> _Supplied data_
◆ ◆ ◆ ◆ ◆ ◆ ◆

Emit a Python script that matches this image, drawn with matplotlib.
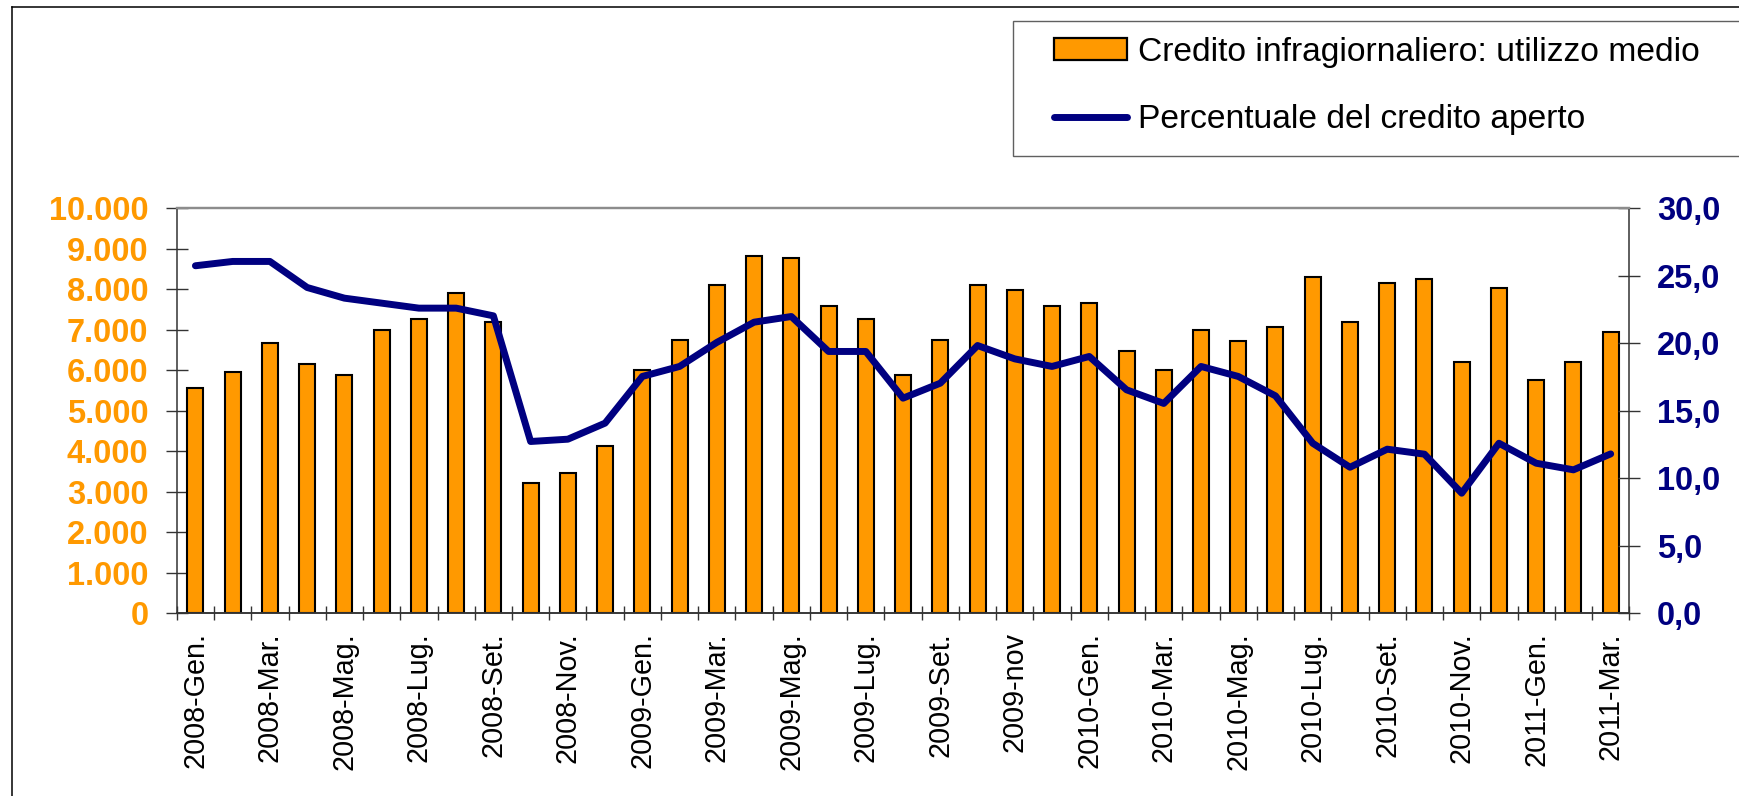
import matplotlib
matplotlib.use('Agg')
import matplotlib.pyplot as plt
from matplotlib.patches import Patch, Rectangle
from matplotlib.lines import Line2D
import numpy as np

# ---------------- data ----------------
mesi = ['2008-Gen.', '2008-Feb.', '2008-Mar.', '2008-Apr.', '2008-Mag.', '2008-Giu.',
        '2008-Lug.', '2008-Ago.', '2008-Set.', '2008-Ott.', '2008-Nov.', '2008-Dic.',
        '2009-Gen.', '2009-Feb.', '2009-Mar.', '2009-Apr.', '2009-Mag.', '2009-Giu.',
        '2009-Lug.', '2009-Ago.', '2009-Set.', '2009-Ott.', '2009-nov', '2009-Dic.',
        '2010-Gen.', '2010-Feb.', '2010-Mar.', '2010-Apr.', '2010-Mag.', '2010-Giu.',
        '2010-Lug.', '2010-Ago.', '2010-Set.', '2010-Ott.', '2010-Nov.', '2010-Dic.',
        '2011-Gen.', '2011-Feb.', '2011-Mar.']
mostra_etichetta = [i % 2 == 0 for i in range(len(mesi))]

credito = [5560, 5956, 6672, 6161, 5890, 6993, 7265, 7908, 7191, 3213, 3468, 4135,
           6013, 6738, 8114, 8830, 8773, 7595, 7274, 5890, 6738, 8114, 7990, 7595,
           7661, 6483, 6013, 6993, 6730, 7076, 8303, 7191, 8163, 8245, 6211, 8040,
           5758, 6211, 6936]

percentuale = [25.75, 26.07, 26.07, 24.14, 23.35, 22.98, 22.61, 22.61, 22.04, 12.73, 12.90, 14.09,
               17.55, 18.29, 20.07, 21.57, 21.99, 19.40, 19.40, 15.94, 17.05, 19.84, 18.85, 18.29,
               19.03, 16.56, 15.55, 18.29, 17.55, 16.11, 12.60, 10.82, 12.16, 11.79, 8.90, 12.60,
               11.12, 10.63, 11.81]

tick_sx = [0, 1000, 2000, 3000, 4000, 5000, 6000, 7000, 8000, 9000, 10000]
etichette_sx = ['0', '1.000', '2.000', '3.000', '4.000', '5.000', '6.000', '7.000',
                '8.000', '9.000', '10.000']
tick_dx = [0, 5, 10, 15, 20, 25, 30]
etichette_dx = ['0,0', '5,0', '10,0', '15,0', '20,0', '25,0', '30,0']

nome_barre = 'Credito infragiornaliero: utilizzo medio'
nome_linea = 'Percentuale del credito aperto'

ARANCIO = '#FF9900'
BLU = '#000080'

# ---------------- figure ----------------
plt.rcParams['font.family'] = ['Liberation Sans', 'DejaVu Sans']
W, H = 1740, 796
fig = plt.figure(figsize=(W / 100, H / 100), dpi=100)

x0, x1, ytop, ybot = 176.8, 1629.3, 208.4, 613.3
ax = fig.add_axes([x0 / W, 1 - ybot / H, (x1 - x0) / W, (ybot - ytop) / H])

x = np.arange(len(credito))
ax.bar(x, credito, width=0.43, color=ARANCIO, edgecolor='black', linewidth=1.5, zorder=2)
ax.set_xlim(-0.5, len(credito) - 0.5)
ax.set_ylim(tick_sx[0], tick_sx[-1])

ax2 = ax.twinx()
ax2.plot(x, percentuale, color=BLU, lw=5.0, solid_capstyle='round',
         solid_joinstyle='round', zorder=3)
ax2.set_ylim(tick_dx[0], tick_dx[-1])

# spines
for a in (ax, ax2):
    a.spines['top'].set_color('#8c8c8c')
    a.spines['top'].set_linewidth(1.6)
    a.spines['bottom'].set_color('#333333')
    a.spines['bottom'].set_linewidth(1.1)
ax.spines['right'].set_visible(False)
ax.spines['left'].set_color('#333333')
ax.spines['left'].set_linewidth(1.1)
ax2.spines['left'].set_visible(False)
ax2.spines['right'].set_color('#333333')
ax2.spines['right'].set_linewidth(1.1)

# x ticks: boundary marks (major) and month labels (minor)
ax.set_xticks(np.arange(-0.5, len(credito), 1.0))
ax.set_xticklabels([])
ax.tick_params(axis='x', which='major', direction='inout', length=10, width=1, color='#333333')
pos_lab = [i for i in x if mostra_etichetta[i]]
ax.set_xticks(pos_lab, minor=True)
ax.set_xticklabels([mesi[i] for i in pos_lab], minor=True, rotation=90,
                   fontsize=20.7, va='top', ha='center')
ax.tick_params(axis='x', which='minor', length=0, pad=13.5)

# y ticks
ax.set_yticks(tick_sx)
ax.set_yticklabels(etichette_sx, fontweight='bold', fontsize=23.5, color=ARANCIO)
ax.tick_params(axis='y', direction='inout', length=15.5, width=1, color='#333333', pad=12.7)
ax2.set_yticks(tick_dx)
ax2.set_yticklabels(etichette_dx, fontweight='bold', fontsize=23.5, color=BLU)
ax2.tick_params(axis='y', direction='inout', length=15.5, width=1, color='#333333', pad=12.0)

# outer chart border (left + top)
fig.add_artist(Line2D([12.3 / W, 12.3 / W], [0, 1 - 7.3 / H], transform=fig.transFigure,
                      color='black', lw=1.1))
fig.add_artist(Line2D([12.3 / W, 1.0], [1 - 7.3 / H, 1 - 7.3 / H], transform=fig.transFigure,
                      color='black', lw=1.1))

# legend frame
fig.add_artist(Rectangle((1012.7 / W, 1 - 155.7 / H), (W + 10 - 1012.7) / W, (155.7 - 20.7) / H,
                         transform=fig.transFigure, facecolor='white', edgecolor='#606060',
                         lw=1.0))

handles = [Patch(facecolor=ARANCIO, edgecolor='black', linewidth=1.6),
           Line2D([0], [0], color=BLU, lw=5, solid_capstyle='round')]
fig.legend(handles=handles, labels=[nome_barre, nome_linea], loc='upper left',
           bbox_to_anchor=(1054.3 / W, 1 - 37 / H), frameon=False, borderpad=0,
           borderaxespad=0, handlelength=2.17, handleheight=0.6, handletextpad=0.31,
           labelspacing=1.08, fontsize=24.2)

fig.savefig('out.png', dpi=100)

◆ ◆ ◆ ◆ ◆ ◆ ◆

> _Task brief_
Each line above that holds the string "matplotlib" should be copied and shown.

> _Right answer_
Emit a Python script that matches this image, drawn with matplotlib.
import matplotlib
matplotlib.use('Agg')
import matplotlib.pyplot as plt
from matplotlib.patches import Patch, Rectangle
from matplotlib.lines import Line2D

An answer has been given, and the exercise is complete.